A Running Start: Greater Boston Track Club Started On A Shoestring

Track season was over and Jack McDonald, a senior miler at Boston College, was cleaning out lockers as part of his work-study job in May 1973 when the athletic director called him to his office.

A group of track athletes from Oxford and Cambridge in England were in Boston to compete in a meet at Harvard. But it had rained that day, the track was a mess and performances were terrible. The teams wanted to get in another meet before they went home. Could McDonald organize an exhibition at BC’s state-of-the-art track? In two days?

Sure, McDonald said — he wasn’t sure how he’d do it, but it got him out of cleaning lockers. Somehow, he did.

The exhibition meet went off wonderfully. The British and American athletes socialized afterward; everybody had a great time.

“Here we are, Monday morning, everyone’s raving about this great event we had … and it’s done,” said McDonald, a Cheshire resident who has been the athletic director at Quinnipiac University for the past 17 years. “I thought, ‘So let’s keep it going. Let’s start a track club.'”

Thus was born, in the summer of ’73, the Greater Boston Track Club. It wasn’t so much a distance running club at its inception; it was more of an all-inclusive club where throwers and hurdlers and sprinters all were welcome. But the distance runners — Bill Rodgers, Bob Hodge, Randy Thomas, Alberto Salazar — started migrating to BC on weeknights for workouts, too.

And that is how, two years later, on Patriots Day in 1975, McDonald found himself climbing a tree on Boylston Street to watch Rodgers — wearing a hand-lettered GBTC shirt — cross the Boston Marathon finish line first, setting an American record in the process.

“As he came by, down Boylston Street, I’m up in the tree, holding on to the tree and trying to clap my hands at the same time, screaming,” McDonald said. “And then you look to the finish line — 2:09:55. An American record, at the time.

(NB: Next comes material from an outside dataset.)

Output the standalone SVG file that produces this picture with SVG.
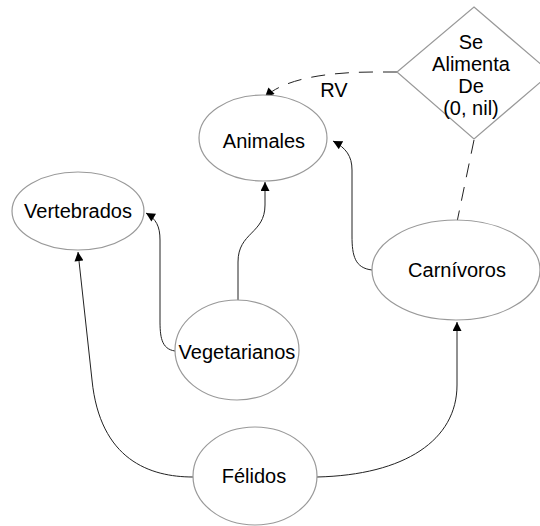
<svg xmlns="http://www.w3.org/2000/svg" width="540" height="526" viewBox="0 0 540 526">
<defs>
<style>
.node{fill:#fff;stroke:#999;stroke-width:1.2}
.lbl{font-family:"Liberation Sans",Arial,sans-serif;font-size:20px;fill:#000;text-anchor:middle}
.edge{fill:none;stroke:#222;stroke-width:1}
.dash{stroke-dasharray:14 10}
</style>
<marker id="arr" viewBox="0 0 10 10" refX="10" refY="5" markerWidth="10" markerHeight="9" markerUnits="userSpaceOnUse" orient="auto">
<path d="M0,0 L10,5 L0,10 z" fill="#000"/>
</marker>
</defs>
<rect width="540" height="526" fill="#fff"/>
<g id="connectors">
<path class="edge" d="M238,300 L238,262 C238,232 265,234 265,205 L265,182" marker-end="url(#arr)"/>
<path class="edge" d="M175,351 C161,349 160,336 160,320 L160,240 C160,226 156,219 146,213" marker-end="url(#arr)"/>
<path class="edge" d="M193,477 C150,477 100,460 92,380 L78,252" marker-end="url(#arr)"/>
<path class="edge" d="M317,477 C405,475 457,440 457,385 L457,322" marker-end="url(#arr)"/>
<path class="edge" d="M372,270 C355,268 352,256 352,236 L352,170 C352,156 346,148 333,141" marker-end="url(#arr)"/>
<path class="edge dash" d="M397,72 L375,72 C330,72 285,78 265,97" marker-end="url(#arr)"/>
<path class="edge dash" d="M474,140 L457,222"/>
<text class="lbl" x="334" y="97">RV</text>
</g>
<g id="se-alimenta-de">
<polygon class="node" points="474,7 551,73 474,139 397,72"/>
<text class="lbl" x="471" y="49">Se</text>
<text class="lbl" x="471" y="71">Alimenta</text>
<text class="lbl" x="471" y="93">De</text>
<text class="lbl" x="471" y="115">(0, nil)</text>
</g>
<g id="animales">
<ellipse class="node" cx="263" cy="138" rx="64" ry="43"/>
<text class="lbl" x="264" y="148">Animales</text>
</g>
<g id="vertebrados">
<ellipse class="node" cx="78" cy="211" rx="66" ry="39"/>
<text class="lbl" x="78" y="218">Vertebrados</text>
</g>
<g id="vegetarianos">
<ellipse class="node" cx="237" cy="350" rx="62" ry="50"/>
<text class="lbl" x="237" y="359">Vegetarianos</text>
</g>
<g id="carnivoros">
<ellipse class="node" cx="456" cy="270" rx="84" ry="50"/>
<text class="lbl" x="457" y="277">Carnívoros</text>
</g>
<g id="felidos">
<ellipse class="node" cx="255" cy="476" rx="62" ry="49"/>
<text class="lbl" x="254" y="483">Félidos</text>
</g>
</svg>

“It’s like, ‘I know that guy. He’s my friend. I drank beer with him two days ago.’ It was a lifetime memory.”

McDonald, 60, ran Boston three times, completing it twice, the last time with two of his brothers in 1980. He became the track coach at BC, got married and had four boys with his wife, Linda.

He never ran Boston again, but he always thought of the 26.2-mile course from Hopkinton to Boston as one of the iconic cathedrals of sport — right up there with the likes of Wimbledon, Fenway Park and Churchill Downs.

And he always wanted his four sons to run, to have the experience he and his brothers did. Monday, the four McDonald boys — Brian, Jim, Jack and Dave — all will all run the Boston Marathon.

Jim, 27, and Jack, 26, ran at Quinnipiac; Brian, 28, was a lacrosse player and Dave, 23, ran track in high school.

“Dave was probably the toughest to pull into it,” the younger Jack McDonald said. “But there’s no way he’s not doing it if we’re all doing it.”

Their parents will be there to watch, although it probably won’t be as hectic as the day Jack watched Rodgers win for the first time.

McDonald and his friend Don Ricciato, another club member and Rodgers’ friend, didn’t go to the marathon starting line on that cold and rainy day in 1975, but planned to drive around the route and cheer for their GBTC teammates at various locations.

On the car radio, the announcers were talking about the race — some guy named Bill Rodgers was leading, from the Great Britain Track Club.

“I was pretty ticked off about that,” McDonald said, laughing.

They went to Speen Street in Natick first, then to the Newton fire station at mile 17, then to Cleveland Circle.

“At the finish line, we had to park the car and get to the finish line,” McDonald said. “Thank God we were athletes, because we were running everywhere. I probably ran 10 miles that day myself. We got to the finish line. We climbed a tree because we couldn’t see him.”